A “measure” on the rational numbers?
When thinking about measures and rational numbers, we’ve (by “we” I mean “people who have thought about measures”) all had the general sort of thought described in this math stackexchange question, right? https://math.stackexchange.com/questions/1084030/measure-on-the-set-of-rationals
The “can’t we just get the total length of the intervals” thing.
And the answers to that ask explain why “no, you really can’t have a countably additive uniform measure on the rationals, because if you had one, then you could take these countably infinite unions and get nonsense results”.
Of course, it still works for finite additivity. And that’s nice.
But as I assume is common, I was playing and hoping it was possible to extend this a little further, and find a way to get additivity for some sorts of countably infinite unions, not just finite ones.

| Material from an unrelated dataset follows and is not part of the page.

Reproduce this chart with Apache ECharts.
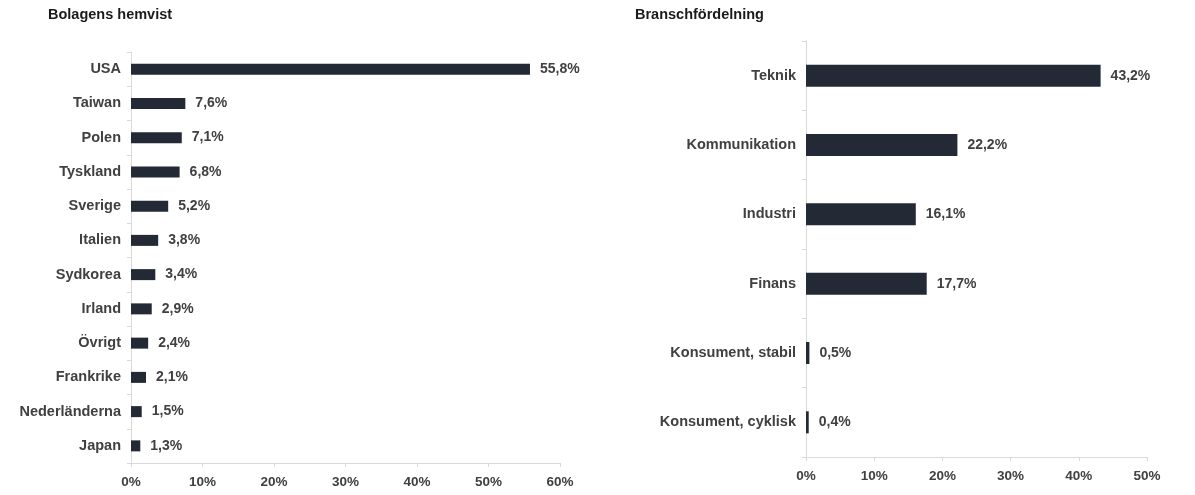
<!DOCTYPE html>
<html>
<head>
<meta charset="utf-8">
<script src="https://cdn.jsdelivr.net/npm/echarts@6/dist/echarts.min.js"></script>
<style>
html,body{margin:0;padding:0;background:#fff;}
#chart{width:1195px;height:495px;}
</style>
</head>
<body>
<div id="chart"></div>
<script>
const countryCategories = ['USA','Taiwan','Polen','Tyskland','Sverige','Italien','Sydkorea','Irland','Övrigt','Frankrike','Nederländerna','Japan'];
const countryValues = [55.8, 7.6, 7.1, 6.8, 5.2, 3.8, 3.4, 2.9, 2.4, 2.1, 1.5, 1.3];
const sectorCategories = ['Teknik','Kommunikation','Industri','Finans','Konsument, stabil','Konsument, cyklisk'];
const sectorValues = [43.2, 22.2, 16.1, 17.7, 0.5, 0.4];
const leftTitle = 'Bolagens hemvist';
const rightTitle = 'Branschfördelning';

const FONT = 'Liberation Sans, Arial, sans-serif';
const TXT = '#404040';
const BAR = '#232a36';
const AX = '#d9d9d9';
const fmtPct = v => v.toFixed(1).replace('.', ',') + '%';

const chart = echarts.init(document.getElementById('chart'));
function xAx(grid, max){
  return {
    type:'value', gridIndex:grid, min:0, max:max, interval:10,
    axisLine:{show:true, lineStyle:{color:AX}},
    axisTick:{show:true, length:4, lineStyle:{color:AX}},
    splitLine:{show:false},
    axisLabel:{formatter:v=>v+'%', color:TXT, fontFamily:FONT, fontWeight:'bold', fontSize:13.5, margin:12}
  };
}
function yAx(grid, cats){
  return {
    type:'category', gridIndex:grid, data:cats, inverse:true,
    axisLine:{show:true, lineStyle:{color:AX}},
    axisTick:{show:true, length:4, lineStyle:{color:AX}},
    axisLabel:{color:TXT, fontFamily:FONT, fontWeight:'bold', fontSize:14.5, margin:10}
  };
}
function ser(idx, vals, w){
  return {
    type:'bar', xAxisIndex:idx, yAxisIndex:idx, data:vals, barWidth:w,
    itemStyle:{color:BAR},
    label:{show:true, position:'right', distance:10, formatter:p=>fmtPct(p.value),
      color:TXT, fontFamily:FONT, fontWeight:'bold', fontSize:14},
    silent:true, animation:false
  };
}
chart.setOption({
  animation:false,
  title:[
    {text:leftTitle, left:43, top:2, textStyle:{fontFamily:FONT, fontWeight:'bold', fontSize:14.5, color:'#1a1a1a'}},
    {text:rightTitle, left:630, top:2, textStyle:{fontFamily:FONT, fontWeight:'bold', fontSize:14.5, color:'#1a1a1a'}}
  ],
  grid:[
    {left:131, right:635, top:52, bottom:32},
    {left:806, right:48, top:41, bottom:38}
  ],
  xAxis:[xAx(0,60), xAx(1,50)],
  yAxis:[yAx(0,countryCategories), yAx(1,sectorCategories)],
  series:[ser(0,countryValues,11), ser(1,sectorValues,22)]
});
</script>
</body>
</html>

Apologies if these are trivial, but I couldn’t find anywhere where they were documented. I don’t know how to search for these things.
What if instead of requiring that the measure of the countably infinite disjoint union be the infinite sum of measures of the things being unioned together, we just require that the measure of the union of the sets be at least the sum of the measures of the sets (and that for finite disjoint unions, that it be exact)
I notice that the order of the sets for the counterexamples seems kind of wild. What if we place some restrictions on how the sets in the infinite union can be ordered?
What if we be careful to not try to assign a measure to all the sets, just some of them?
Now, with just the first and third idea, we might say, something like:
Any interval in the rational numbers with rational endpoints is “measurable” and has length equal to the difference between its endpoints.
The complement of a “measurable” set of rationals with respect to some interval in the rational numbers with rational endpoints, that it is a subset of, is also a “measurable” set of rationals.
Some particular interval with irrational endpoints is “measurable”.
Then you could derive that the “measure” of that interval is in fact what you would expect it to be, because it must be at least that amount by the first idea, and its complement in a larger interval with rational endpoints must be at least the amount you would expect it to be also, and the sum of the two has to be exactly the length of the larger interval with rational endpoints, and this forces the two sets to be exactly what they should be.
All nice and fun, not too difficult, and not really impressive either.
Let’s think about that second idea some.
It feels like it should be safe to take an infinite union of intervals if each interval is entirely after all the previous ones. Like, you should be able to just transform them into the corresponding intervals in the real numbers, and then that should work fine, right?
When trying to look into that, I came across a paper by Paul Erdős and András Hajnal called “On a classification of denumerable order types and an application to the partition calculus” which describes a, well, it describes a classification of denumerable (countable) order types, and then an application to something which I didn’t really read that part.
Anyway, it shows that the countable order types with no dense suborder can all be put into this hierarchy thing, somewhat similar to the birthday thing for the Surreal Numbers.
The way it works is that, at level 0, there are the order types 0 (the order type of the empty set) and 1 (the order type of a set with one thing in it).
And then for each countable ordinal after 0, that level introduces the order types which are the well ordered sums of any of the order types from any lower levels, as well as the order types which are the reverse well ordered sums of any of the order types from any lower levels.
And it turns out that any total order which does not have a dense suborder (by which I mean, an ordered set with the given order type does not have a subset which has an order type which is dense) (henceforth “discrete order type”, also called “scattered order”) is found at some level in that hierarchy.
And the other ones are (in some sense) “based on” the order type of the rationals.
So, suppose you have some set of “measurable” sets of rational numbers such that for each pair of these sets, for one of them, all of the elements of it are less than all the elements in the other set. This defines a total order on these sets.
What I want to say is that, if the order type of this set of “measurable” sets is a discrete order type, then the (infinite) union of these “measurable” sets is also “measurable”, and that the measure is the sum of the measures of the individual sets.
I think that this should follow from the following assumptions:
If the order type of these set of “measurable” sets is either ω or ω* (the order types of the positive integers, and of the negative integers, respectively), then the infinite union of them is also “measurable”.
Some other assumptions described earlier in this post.
I think it should follow in a fairly straightforward way by transfinite induction (induction over the countable ordinals) that, given that assumption, that if the order type of the set is at any level in the hierarchy described, then the union will keep the “measurability”, and the measure of the union will be the sum of the measures.
And therefore, because the hierarchy contains all the discrete order types, then it should work for all the discrete order types.
I haven’t totally written out the proof yet, but there’s a very rough proof sketch there, and I’m pretty sure it should work.
Then all that would be left to show would be that it is consistent to assume the assumptions (that they don’t cause a contradiction), and then that would, I think, establish that there is a “uniform” “measure” on the rationals, with the exception that measure of the union only has to equal the sum of the measures if the sets being unioned together have a total order which is discrete.